> [Written request]: Your task is to output the listing word for word, with pictures excluded.

> [Data for processing]:
>> begin

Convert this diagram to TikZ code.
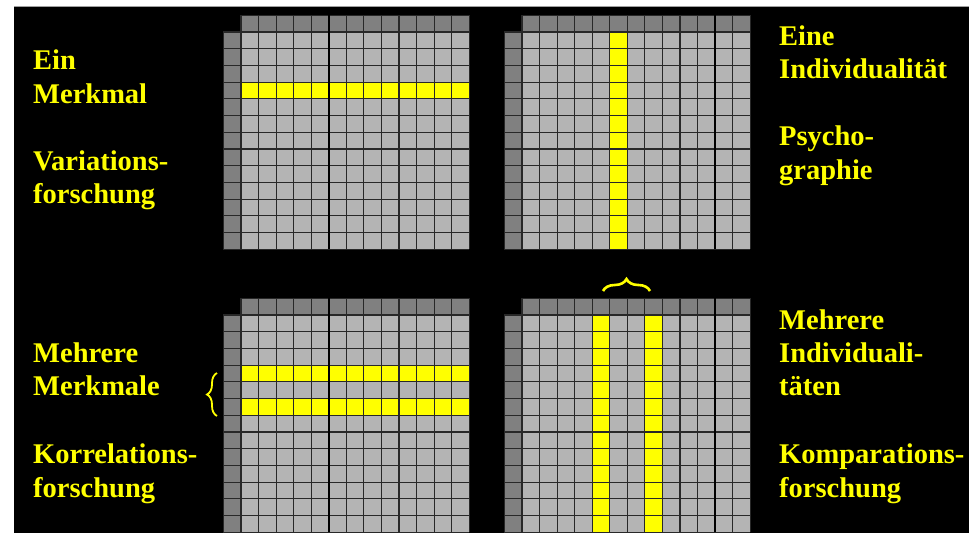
\documentclass[tikz,border=0pt]{standalone}
\usepackage{fontspec}
\setmainfont{Liberation Serif}
\usetikzlibrary{decorations.pathreplacing}
\definecolor{cellgray}{RGB}{180,180,180}
\definecolor{headgray}{RGB}{128,128,128}
\definecolor{gridcol}{RGB}{40,40,40}
\definecolor{hiyellow}{RGB}{255,255,0}
\definecolor{edgegray}{RGB}{160,160,160}
\def\cw{17.56}
\def\ch{16.72}
\newcommand\gridbase[2]{%
  \fill[headgray] ({#1},{#2-\ch}) rectangle ({#1+13*\cw},{#2});
  \fill[headgray] ({#1-\cw},{#2}) rectangle ({#1},{#2+13*\ch});
  \fill[cellgray] ({#1},{#2}) rectangle ({#1+13*\cw},{#2+13*\ch});
}
\newcommand\gridlines[3]{%
  \foreach \i in {0,...,13} {
    \draw[gridln] ({#1+\i*\cw},{#2-\ch}) -- ({#1+\i*\cw},{#2+13*\ch});
  }
  \draw[gridln] ({#1},{#2-\ch}) -- ({#1+13*\cw},{#2-\ch});
  \foreach \j in {0,...,13} {
    \draw[gridln] ({#1-\cw},{#2+\j*\ch}) -- ({#1+13*\cw},{#2+\j*\ch});
  }
  \draw[gridln] ({#1-\cw},{#2}) -- ({#1-\cw},{#2+13*\ch});
  \draw[thickln] ({#1+#3*\cw},{#2-\ch}) -- ({#1+#3*\cw},{#2+13*\ch});
}
\begin{document}
\begin{tikzpicture}[x=1pt,y=-1pt,
  gridln/.style={draw=gridcol,line width=1.1pt},
  thickln/.style={draw=black,line width=2.2pt},
  lbl/.style={anchor=base west,inner sep=0pt,text=hiyellow,font=\fontsize{28.5}{33}\selectfont\bfseries},
  bracey/.style={draw=hiyellow,line width=1.8pt,decorate}]
\useasboundingbox (0,0) rectangle (969,533);
\fill[white] (0,0) rectangle (969,533);
\fill[black] (14,7) rectangle (969,533);
\draw[edgegray,line width=1.2pt] (14,6.4) -- (969,6.4);

% top-left grid
\gridbase{241}{32}
\fill[hiyellow] ({241},{32+3*\ch}) rectangle ({241+13*\cw},{32+4*\ch});
\gridlines{241}{32}{5}

% top-right grid
\gridbase{522}{32}
\fill[hiyellow] ({522+5*\cw},{32}) rectangle ({522+6*\cw},{32+13*\ch});
\gridlines{522}{32}{11}

% bottom-left grid
\gridbase{241}{315}
\fill[hiyellow] ({241},{315+3*\ch}) rectangle ({241+13*\cw},{315+4*\ch});
\fill[hiyellow] ({241},{315+5*\ch}) rectangle ({241+13*\cw},{315+6*\ch});
\gridlines{241}{315}{5}

% bottom-right grid
\gridbase{522}{315}
\fill[hiyellow] ({522+4*\cw},{315}) rectangle ({522+5*\cw},{315+13*\ch});
\fill[hiyellow] ({522+7*\cw},{315}) rectangle ({522+8*\cw},{315+13*\ch});
\gridlines{522}{315}{11}

% braces
\coordinate (bla) at (217,416);
\coordinate (blb) at (217,373);
\draw[bracey,decoration={brace,amplitude=10pt}] (bla) -- (blb);
\coordinate (bra) at (603,291);
\coordinate (brb) at (650,291);
\draw[bracey,line width=2.6pt,decoration={brace,amplitude=12pt}] (bra) -- (brb);

% texts top-left
\node[lbl] (tl1) at (33,69.3) {Ein};
\node[lbl] (tl2) at (33,103) {Merkmal};
\node[lbl] (tl3) at (33,170) {Variations-};
\node[lbl] (tl4) at (33,203) {forschung};
% texts top-right
\node[lbl] (tr1) at (779,45) {Eine};
\node[lbl] (tr2) at (779,78.5) {Individualität};
\node[lbl] (tr3) at (779,145.5) {Psycho-};
\node[lbl] (tr4) at (779,179) {graphie};
% texts bottom-left
\node[lbl] (bl1) at (33,362.5) {Mehrere};
\node[lbl] (bl2) at (33,395.5) {Merkmale};
\node[lbl] (bl3) at (33,463.3) {Korrelations-};
\node[lbl] (bl4) at (33,497) {forschung};
% texts bottom-right
\node[lbl] (br1) at (779,329.3) {Mehrere};
\node[lbl] (br2) at (779,362.5) {Individuali-};
\node[lbl] (br3) at (779,395.5) {täten};
\node[lbl] (br4) at (779,463.3) {Komparations-};
\node[lbl] (br5) at (779,497) {forschung};
\end{tikzpicture}
\end{document}
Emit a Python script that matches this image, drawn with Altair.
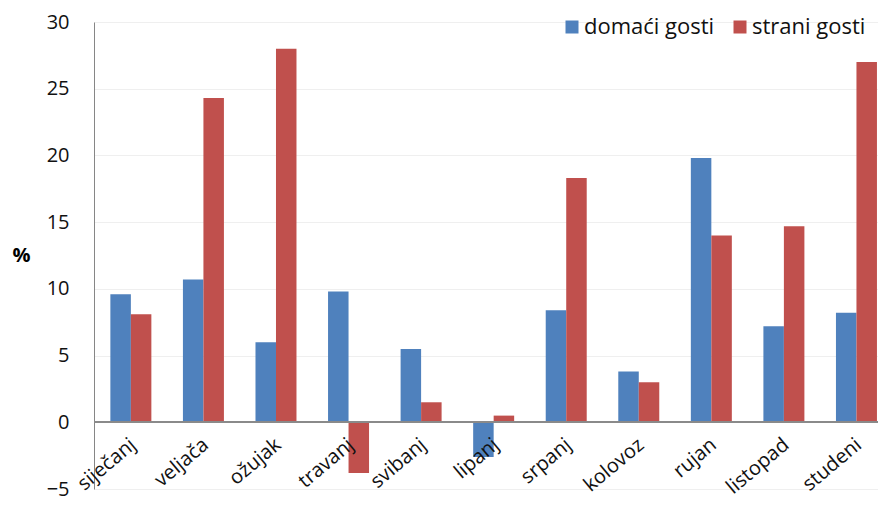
import altair as alt
import pandas as pd

months = ["siječanj", "veljača", "ožujak", "travanj", "svibanj", "lipanj",
          "srpanj", "kolovoz", "rujan", "listopad", "studeni"]
domaci = [9.6, 10.7, 6.0, 9.8, 5.5, -2.6, 8.4, 3.8, 19.8, 7.2, 8.2]
strani = [8.1, 24.3, 28.0, -3.8, 1.5, 0.5, 18.3, 3.0, 14.0, 14.7, 27.0]
series = ["domaći gosti", "strani gosti"]
colors = ["#4F81BD", "#C0504D"]
y_ticks = [-5, 0, 5, 10, 15, 20, 25, 30]

rows = []
for m, d, s in zip(months, domaci, strani):
    rows.append({"mjesec": m, "serija": series[0], "vrijednost": d})
    rows.append({"mjesec": m, "serija": series[1], "vrijednost": s})
df = pd.DataFrame(rows)
df_m = pd.DataFrame({"mjesec": months})

FONT = "Open Sans"

x_enc = alt.X("mjesec:N", sort=months, axis=None,
              scale=alt.Scale(paddingInner=0.435, paddingOuter=0.12, align=0.94))

bars = alt.Chart(df).mark_bar().encode(
    x=x_enc,
    xOffset=alt.XOffset("serija:N", sort=series,
                        scale=alt.Scale(paddingInner=0, paddingOuter=0)),
    y=alt.Y("vrijednost:Q",
            scale=alt.Scale(domain=[-5, 30], nice=False, zero=False),
            axis=alt.Axis(values=y_ticks, title="%", titleAngle=0,
                          titleX=-82, titleY=233, titleAlign="left",
                          titleBaseline="middle", titleFontSize=20,
                          titleFontWeight="bold", titleFont=FONT,
                          titleColor="#000",
                          labelFont=FONT, labelFontSize=20, labelColor="#111",
                          labelPadding=25, ticks=False,
                          domainColor="#868686", domainWidth=1,
                          gridColor="#efefef", gridWidth=1)),
    color=alt.Color("serija:N", sort=series,
                    scale=alt.Scale(domain=series, range=colors),
                    legend=alt.Legend(title=None, orient="none",
                                      direction="horizontal",
                                      legendX=467, legendY=-6,
                                      symbolType="square", symbolSize=169,
                                      symbolStrokeWidth=0,
                                      labelFont=FONT, labelFontSize=22,
                                      labelColor="#111", labelOffset=1,
                                      columnPadding=14, padding=0)),
)

zero_rule = alt.Chart(df_m).mark_rule(color="#8a8a8a", strokeWidth=1.5).encode(
    y=alt.datum(0)
)

labels = alt.Chart(df_m).mark_text(
    angle=320, align="right", baseline="middle", dx=-11, dy=17,
    font=FONT, fontSize=20, color="#111"
).encode(
    x=alt.X("mjesec:N", sort=months, axis=None),
    y=alt.datum(0),
    text="mjesec:N",
)

chart = alt.layer(bars, zero_rule, labels).properties(
    width=784, height=467,
    padding={"left": 86, "top": 14, "right": 0, "bottom": 13},
    autosize="none",
).configure_view(stroke=None)

chart.save("out.html", embed_options={"renderer": "svg", "actions": False})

>> end

> [Solution to this exercise]:
Convert this diagram to TikZ code.
\documentclass[tikz,border=0pt]{standalone}
\usepackage{fontspec}
\setmainfont{Liberation Serif}
\usetikzlibrary{decorations.pathreplacing}
\definecolor{cellgray}{RGB}{180,180,180}
\definecolor{headgray}{RGB}{128,128,128}
\definecolor{gridcol}{RGB}{40,40,40}
\definecolor{hiyellow}{RGB}{255,255,0}
\definecolor{edgegray}{RGB}{160,160,160}
\def\cw{17.56}
\def\ch{16.72}
\newcommand\gridbase[2]{%
  \fill[headgray] ({#1},{#2-\ch}) rectangle ({#1+13*\cw},{#2});
  \fill[headgray] ({#1-\cw},{#2}) rectangle ({#1},{#2+13*\ch});
  \fill[cellgray] ({#1},{#2}) rectangle ({#1+13*\cw},{#2+13*\ch});
}
\newcommand\gridlines[3]{%
  \foreach \i in {0,...,13} {
    \draw[gridln] ({#1+\i*\cw},{#2-\ch}) -- ({#1+\i*\cw},{#2+13*\ch});
  }
  \draw[gridln] ({#1},{#2-\ch}) -- ({#1+13*\cw},{#2-\ch});
  \foreach \j in {0,...,13} {
    \draw[gridln] ({#1-\cw},{#2+\j*\ch}) -- ({#1+13*\cw},{#2+\j*\ch});
  }
  \draw[gridln] ({#1-\cw},{#2}) -- ({#1-\cw},{#2+13*\ch});
  \draw[thickln] ({#1+#3*\cw},{#2-\ch}) -- ({#1+#3*\cw},{#2+13*\ch});
}
\begin{document}
\begin{tikzpicture}[x=1pt,y=-1pt,
  gridln/.style={draw=gridcol,line width=1.1pt},
  thickln/.style={draw=black,line width=2.2pt},
  lbl/.style={anchor=base west,inner sep=0pt,text=hiyellow,font=\fontsize{28.5}{33}\selectfont\bfseries},
  bracey/.style={draw=hiyellow,line width=1.8pt,decorate}]
\useasboundingbox (0,0) rectangle (969,533);
\fill[white] (0,0) rectangle (969,533);
\fill[black] (14,7) rectangle (969,533);
\draw[edgegray,line width=1.2pt] (14,6.4) -- (969,6.4);

% top-left grid
\gridbase{241}{32}
\fill[hiyellow] ({241},{32+3*\ch}) rectangle ({241+13*\cw},{32+4*\ch});
\gridlines{241}{32}{5}

% top-right grid
\gridbase{522}{32}
\fill[hiyellow] ({522+5*\cw},{32}) rectangle ({522+6*\cw},{32+13*\ch});
\gridlines{522}{32}{11}

% bottom-left grid
\gridbase{241}{315}
\fill[hiyellow] ({241},{315+3*\ch}) rectangle ({241+13*\cw},{315+4*\ch});
\fill[hiyellow] ({241},{315+5*\ch}) rectangle ({241+13*\cw},{315+6*\ch});
\gridlines{241}{315}{5}

% bottom-right grid
\gridbase{522}{315}
\fill[hiyellow] ({522+4*\cw},{315}) rectangle ({522+5*\cw},{315+13*\ch});
\fill[hiyellow] ({522+7*\cw},{315}) rectangle ({522+8*\cw},{315+13*\ch});
\gridlines{522}{315}{11}

% braces
\coordinate (bla) at (217,416);
\coordinate (blb) at (217,373);
\draw[bracey,decoration={brace,amplitude=10pt}] (bla) -- (blb);
\coordinate (bra) at (603,291);
\coordinate (brb) at (650,291);
\draw[bracey,line width=2.6pt,decoration={brace,amplitude=12pt}] (bra) -- (brb);

% texts top-left
\node[lbl] (tl1) at (33,69.3) {Ein};
\node[lbl] (tl2) at (33,103) {Merkmal};
\node[lbl] (tl3) at (33,170) {Variations-};
\node[lbl] (tl4) at (33,203) {forschung};
% texts top-right
\node[lbl] (tr1) at (779,45) {Eine};
\node[lbl] (tr2) at (779,78.5) {Individualität};
\node[lbl] (tr3) at (779,145.5) {Psycho-};
\node[lbl] (tr4) at (779,179) {graphie};
% texts bottom-left
\node[lbl] (bl1) at (33,362.5) {Mehrere};
\node[lbl] (bl2) at (33,395.5) {Merkmale};
\node[lbl] (bl3) at (33,463.3) {Korrelations-};
\node[lbl] (bl4) at (33,497) {forschung};
% texts bottom-right
\node[lbl] (br1) at (779,329.3) {Mehrere};
\node[lbl] (br2) at (779,362.5) {Individuali-};
\node[lbl] (br3) at (779,395.5) {täten};
\node[lbl] (br4) at (779,463.3) {Komparations-};
\node[lbl] (br5) at (779,497) {forschung};
\end{tikzpicture}
\end{document}
Emit a Python script that matches this image, drawn with Altair.
import altair as alt
import pandas as pd

months = ["siječanj", "veljača", "ožujak", "travanj", "svibanj", "lipanj",
          "srpanj", "kolovoz", "rujan", "listopad", "studeni"]
domaci = [9.6, 10.7, 6.0, 9.8, 5.5, -2.6, 8.4, 3.8, 19.8, 7.2, 8.2]
strani = [8.1, 24.3, 28.0, -3.8, 1.5, 0.5, 18.3, 3.0, 14.0, 14.7, 27.0]
series = ["domaći gosti", "strani gosti"]
colors = ["#4F81BD", "#C0504D"]
y_ticks = [-5, 0, 5, 10, 15, 20, 25, 30]

rows = []
for m, d, s in zip(months, domaci, strani):
    rows.append({"mjesec": m, "serija": series[0], "vrijednost": d})
    rows.append({"mjesec": m, "serija": series[1], "vrijednost": s})
df = pd.DataFrame(rows)
df_m = pd.DataFrame({"mjesec": months})

FONT = "Open Sans"

x_enc = alt.X("mjesec:N", sort=months, axis=None,
              scale=alt.Scale(paddingInner=0.435, paddingOuter=0.12, align=0.94))

bars = alt.Chart(df).mark_bar().encode(
    x=x_enc,
    xOffset=alt.XOffset("serija:N", sort=series,
                        scale=alt.Scale(paddingInner=0, paddingOuter=0)),
    y=alt.Y("vrijednost:Q",
            scale=alt.Scale(domain=[-5, 30], nice=False, zero=False),
            axis=alt.Axis(values=y_ticks, title="%", titleAngle=0,
                          titleX=-82, titleY=233, titleAlign="left",
                          titleBaseline="middle", titleFontSize=20,
                          titleFontWeight="bold", titleFont=FONT,
                          titleColor="#000",
                          labelFont=FONT, labelFontSize=20, labelColor="#111",
                          labelPadding=25, ticks=False,
                          domainColor="#868686", domainWidth=1,
                          gridColor="#efefef", gridWidth=1)),
    color=alt.Color("serija:N", sort=series,
                    scale=alt.Scale(domain=series, range=colors),
                    legend=alt.Legend(title=None, orient="none",
                                      direction="horizontal",
                                      legendX=467, legendY=-6,
                                      symbolType="square", symbolSize=169,
                                      symbolStrokeWidth=0,
                                      labelFont=FONT, labelFontSize=22,
                                      labelColor="#111", labelOffset=1,
                                      columnPadding=14, padding=0)),
)

zero_rule = alt.Chart(df_m).mark_rule(color="#8a8a8a", strokeWidth=1.5).encode(
    y=alt.datum(0)
)

labels = alt.Chart(df_m).mark_text(
    angle=320, align="right", baseline="middle", dx=-11, dy=17,
    font=FONT, fontSize=20, color="#111"
).encode(
    x=alt.X("mjesec:N", sort=months, axis=None),
    y=alt.datum(0),
    text="mjesec:N",
)

chart = alt.layer(bars, zero_rule, labels).properties(
    width=784, height=467,
    padding={"left": 86, "top": 14, "right": 0, "bottom": 13},
    autosize="none",
).configure_view(stroke=None)

chart.save("out.html", embed_options={"renderer": "svg", "actions": False})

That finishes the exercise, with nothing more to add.